C'est un changement de ton sensible par rapport à son prédécesseur, Clément Beaune. Il avait laissé entendre que le gouvernement pourrait proposer l'instauration de "périodes préréservées" donc interdites à la grève, "d'un service minimum afin de maintenir une continuité des services de transport en temps de grève en augmentant les délais de préavis".

Du côté de la direction de la SNCF, les revendications doivent faire partie de négociations globales et pluriannuelles à travers une "plateforme de progrès social", une nouvelle approche mise en place récemment. Pour le groupe, c'est une question d'équité et de méthode.

Jean-Pierre Farandou, son PDG, a d'ailleurs mis l'accent sur "la cohérence et l'unité sociale" dans les rangs de la SNCF. Traduction, cette "plateforme de progrès social" est une sorte de négociation permanente qui doit permettre d'éviter d'agiter à chaque revendication une menace de grève.

De toute manière, encadrer ou limiter le droit de grève s'apparenterait à un parcours du combattant pour le gouvernement.

Parcours du combattant

Pour Thierry Meillat, avocat associé au sein du cabinet Hogan Lovells, "selon la Constitution, le droit de grève s'exerce dans le cadre des lois qui le règlementent, donc le droit de grève n'est pas absolu, on peut y mettre des aménagements dans le cadre de la loi. C'est le cas déjà pour les préavis dans les transports publics qui ont été mis en place par la loi dans les années 2000 et le Conseil constitutionnel a validé", explique-t-il sur BFM Business.

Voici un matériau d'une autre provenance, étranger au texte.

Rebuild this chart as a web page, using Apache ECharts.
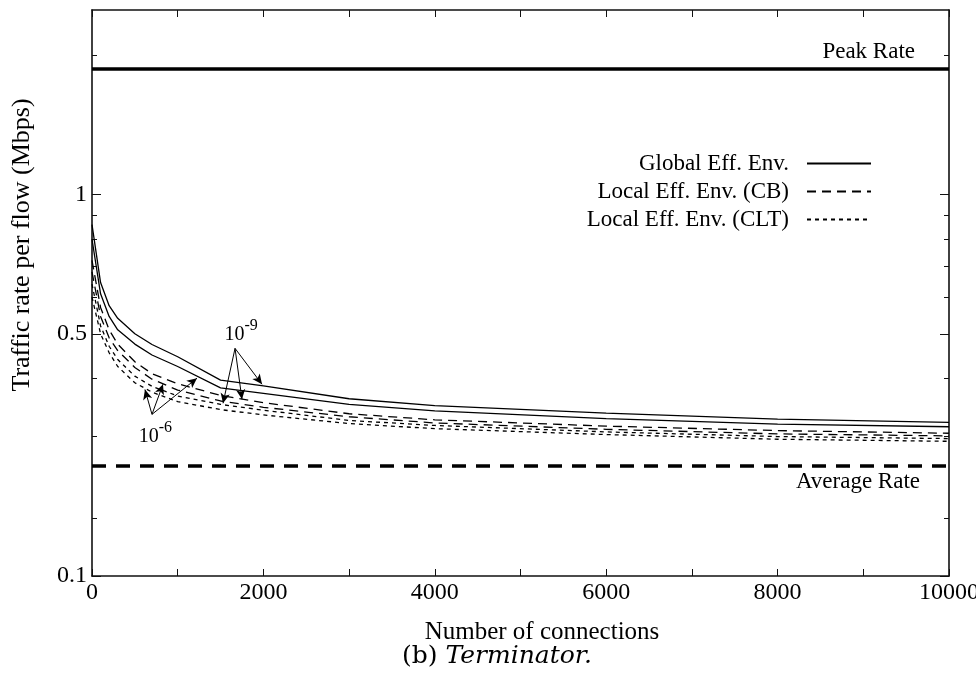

"La difficulté est que le Conseil constitutionnel regarde si c'est proportionnel à d'autres principes comme celui de la continuité du service public. 'Est-ce que l'attaque portée à l'exercice du droit de grève avec un cadre spécifique se justifie par la continuité du service public?' Et là, c'est difficile de répondre, je ne pense pas que le Conseil irait jusqu'à accepter la proposition qui a été faite par ce sénateur", poursuit-il.

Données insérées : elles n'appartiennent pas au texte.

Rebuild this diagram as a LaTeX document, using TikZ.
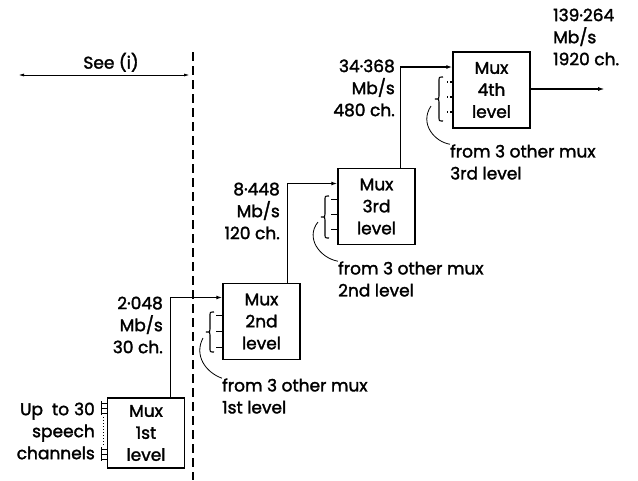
\documentclass[tikz,border=0pt]{standalone}
\usepackage{fontspec}
\setmainfont{Poppins}[FakeBold=1.8]
\usetikzlibrary{arrows.meta}
\newcommand{\drawlbrace}[3]{% x of ends, top y, bottom y
  \pgfmathsetmacro{\ym}{(#2+#3)/2}
  \draw[line width=1.1pt] (#1,#2) .. controls (#1-4,#2) .. (#1-4,#2+4) -- (#1-4,\ym-3)
     .. controls (#1-4,\ym) .. (#1-8,\ym) .. controls (#1-4,\ym) .. (#1-4,\ym+3)
     -- (#1-4,#3-4) .. controls (#1-4,#3) .. (#1,#3);}
\begin{document}
\begin{tikzpicture}[x=1pt,y=-1pt,
  every node/.style={font=\fontsize{17}{22}\selectfont, inner sep=0pt},
  muxbox/.style={draw, line width=1.4pt, minimum width=77pt, minimum height=76pt, align=center},
  wire/.style={line width=1.4pt},
  lbl/.style={align=right, anchor=east},
  thin/.style={line width=0.8pt}]
\useasboundingbox (0,0) rectangle (638,480);
% boxes
\node[muxbox, minimum height=70pt] (m1) at (146,433) {Mux\\1st\\level};
\node[muxbox] (m2) at (261.5,321.5) {Mux\\2nd\\level};
\node[muxbox] (m3) at (376.5,206.5) {Mux\\3rd\\level};
\node[muxbox] (m4) at (491.5,90) {Mux\\4th\\level};
% connections
\draw[wire,-{Latex[length=6pt,width=4pt]}] ([xshift=-15pt]m1.north east) |- ([yshift=24pt]m2.west);
\draw[wire,-{Latex[length=6pt,width=4pt]}] ([xshift=-13pt]m2.north east) |- ([yshift=23pt]m3.west);
\draw[wire,-{Latex[length=6pt,width=4pt]}] ([xshift=-15pt]m3.north east) |- ([yshift=23pt]m4.west);
\coordinate (out) at (605,89);
\draw[wire,-{Latex[length=7pt,width=4pt]}] (m4.east |- out) -- (out);
% dashed separator
\coordinate (dtop) at (193,52);
\coordinate (dbot) at (193,480);
\draw[line width=1.1pt, dash pattern=on 9pt off 5pt] (dtop) -- (dbot);
% See (i)
\coordinate (sl) at (18,75);
\coordinate (sr) at (190,75);
\draw[line width=1pt,{Latex[length=6pt,width=3pt]}-{Latex[length=6pt,width=3pt]}] (sl) -- (sr);
\node[anchor=south] (see) at (111,72) {See (i)};
% rate labels
\node[lbl] (r1) at (163,325) {2·048\\Mb/s\\30 ch.};
\node[lbl] (r2) at (280,211) {8·448\\Mb/s\\120 ch.};
\node[lbl] (r3) at (395,88) {34·368\\Mb/s\\480 ch.};
\node[align=left, anchor=west] (r4) at (553,37) {139·264\\Mb/s\\1920 ch.};
% input of mux 1
\node[lbl] (inp) at (95,431) {Up\hspace{9pt}to\hspace{5pt}30\\speech\\channels};
\foreach \yy in {403,408,413,449,454,459}{
  \draw[line width=0.9pt] (101,\yy) -- (m1.west |- 0,\yy);
}
\draw[line width=0.9pt] (101,401) -- (101,415);
\draw[line width=0.9pt] (101,447) -- (101,461);
\draw[line width=1pt, dotted] (103,417) -- (103,445);
% braces and stubs
\drawlbrace{214}{312}{352}
\foreach \yy in {315,331,347}{\draw[line width=0.9pt] (216,\yy) -- (m2.west |- 0,\yy);}
\drawlbrace{329}{196}{238}
\foreach \yy in {199,214,229}{\draw[line width=0.9pt] (331,\yy) -- (m3.west |- 0,\yy);}
\drawlbrace{443}{77}{121}
\foreach \yy in {82,97,112}{\draw[line width=1.4pt, dotted] (447,\yy) -- (m4.west |- 0,\yy);}
% from-other labels
\node[align=left, anchor=west] (f2) at (222,396) {from 3 other mux\\1st level};
\node[align=left, anchor=west] (f3) at (338,279) {from 3 other mux\\2nd level};
\node[align=left, anchor=west] (f4) at (450,162) {from 3 other mux\\3rd level};
\draw[thin] (203,338) .. controls (194,355) and (205,372) .. (f2.north west);
\draw[thin] (318,222) .. controls (305,238) and (320,258) .. (f3.north west);
\draw[thin] (431,106) .. controls (419,124) and (435,142) .. (f4.north west);
\end{tikzpicture}
\end{document}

Un avis partagé par Emilie de Goys, avocate au sein du cabinet Desfilis: "Une telle proposition risque d’être censurée par le Conseil constitutionnel. Interdire la grève dans le secteur des transports pour assurer les départs en vacances scolaires risque d’être considéré comme une atteinte disproportionnée au droit de grève".

Jeux olympiques et transports: pour le ministre, "il n'y aura pas grève"

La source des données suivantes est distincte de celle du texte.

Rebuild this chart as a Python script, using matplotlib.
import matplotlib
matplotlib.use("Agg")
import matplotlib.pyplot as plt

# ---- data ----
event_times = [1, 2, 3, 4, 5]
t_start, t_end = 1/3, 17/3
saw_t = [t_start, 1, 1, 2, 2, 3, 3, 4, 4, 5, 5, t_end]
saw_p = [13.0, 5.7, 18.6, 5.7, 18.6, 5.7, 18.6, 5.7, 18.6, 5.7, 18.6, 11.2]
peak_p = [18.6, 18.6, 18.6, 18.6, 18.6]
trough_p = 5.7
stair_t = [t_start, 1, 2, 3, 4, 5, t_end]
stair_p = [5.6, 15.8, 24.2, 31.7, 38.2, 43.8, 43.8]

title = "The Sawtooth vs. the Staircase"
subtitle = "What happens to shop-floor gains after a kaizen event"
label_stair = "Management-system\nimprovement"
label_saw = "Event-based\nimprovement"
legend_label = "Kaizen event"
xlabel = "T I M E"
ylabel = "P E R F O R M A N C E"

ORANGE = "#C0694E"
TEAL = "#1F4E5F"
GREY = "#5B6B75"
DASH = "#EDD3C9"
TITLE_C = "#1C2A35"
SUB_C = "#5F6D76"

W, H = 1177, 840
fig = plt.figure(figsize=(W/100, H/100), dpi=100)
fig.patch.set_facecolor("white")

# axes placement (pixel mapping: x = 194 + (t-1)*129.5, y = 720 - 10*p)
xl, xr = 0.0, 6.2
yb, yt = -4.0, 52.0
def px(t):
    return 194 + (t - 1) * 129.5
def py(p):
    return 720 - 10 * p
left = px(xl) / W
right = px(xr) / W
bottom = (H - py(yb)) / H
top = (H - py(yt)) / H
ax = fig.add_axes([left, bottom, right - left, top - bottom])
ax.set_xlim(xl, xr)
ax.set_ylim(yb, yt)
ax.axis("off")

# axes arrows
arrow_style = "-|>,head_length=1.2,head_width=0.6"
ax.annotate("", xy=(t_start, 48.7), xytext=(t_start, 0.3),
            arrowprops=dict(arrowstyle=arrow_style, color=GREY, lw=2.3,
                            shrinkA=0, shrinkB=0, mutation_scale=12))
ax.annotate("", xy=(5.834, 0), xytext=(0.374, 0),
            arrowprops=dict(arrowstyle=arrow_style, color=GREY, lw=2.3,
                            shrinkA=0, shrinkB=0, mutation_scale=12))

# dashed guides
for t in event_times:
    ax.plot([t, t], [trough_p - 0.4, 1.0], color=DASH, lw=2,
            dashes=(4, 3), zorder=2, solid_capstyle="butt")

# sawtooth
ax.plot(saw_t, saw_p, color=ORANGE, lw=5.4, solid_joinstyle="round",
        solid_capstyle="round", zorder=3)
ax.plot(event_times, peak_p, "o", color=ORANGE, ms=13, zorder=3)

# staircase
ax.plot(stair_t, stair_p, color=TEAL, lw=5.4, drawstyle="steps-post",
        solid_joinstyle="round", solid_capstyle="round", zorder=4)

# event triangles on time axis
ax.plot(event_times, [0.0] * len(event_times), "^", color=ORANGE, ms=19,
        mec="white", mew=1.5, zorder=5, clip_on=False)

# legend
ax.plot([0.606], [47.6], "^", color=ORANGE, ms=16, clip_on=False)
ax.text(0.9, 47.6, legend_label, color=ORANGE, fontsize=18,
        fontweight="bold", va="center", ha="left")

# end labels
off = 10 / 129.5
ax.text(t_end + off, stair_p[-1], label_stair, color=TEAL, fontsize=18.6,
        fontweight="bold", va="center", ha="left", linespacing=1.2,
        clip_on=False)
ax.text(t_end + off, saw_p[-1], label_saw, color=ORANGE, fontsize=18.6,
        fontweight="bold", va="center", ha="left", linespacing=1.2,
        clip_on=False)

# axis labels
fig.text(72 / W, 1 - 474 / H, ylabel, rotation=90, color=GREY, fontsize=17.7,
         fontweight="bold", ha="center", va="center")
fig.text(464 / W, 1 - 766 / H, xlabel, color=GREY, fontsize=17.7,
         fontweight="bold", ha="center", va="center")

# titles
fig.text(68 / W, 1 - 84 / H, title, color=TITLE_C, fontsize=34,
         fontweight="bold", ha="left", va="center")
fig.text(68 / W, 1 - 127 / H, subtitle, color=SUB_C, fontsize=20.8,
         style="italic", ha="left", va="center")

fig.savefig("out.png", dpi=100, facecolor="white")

Face aux menaces de grèves pendant les JO de Paris, Patrice Vergriete, le ministre délégué aux Transports indique ce jeudi sur France Inter "n'être absolument pas" inquiet.

"Je ne crois pas un seul instant que les ouvriers, les salariés, les syndicats mettront en péril l'image de la France ou de leur entreprise aux yeux du monde entier, je n'y crois pas un seul instant. Il n'y aura pas grève, ce n'est pas du tout dans la culture ouvrière, ou alors je change de pays et je ne comprends plus rien au monde ouvrier", avance-t-il.

"On est attaché à son entreprise quand on est ouvrier ou syndicaliste, on est attaché à l'image de son pays et je ne crois pas un seul instant qu'il y aura des grèves".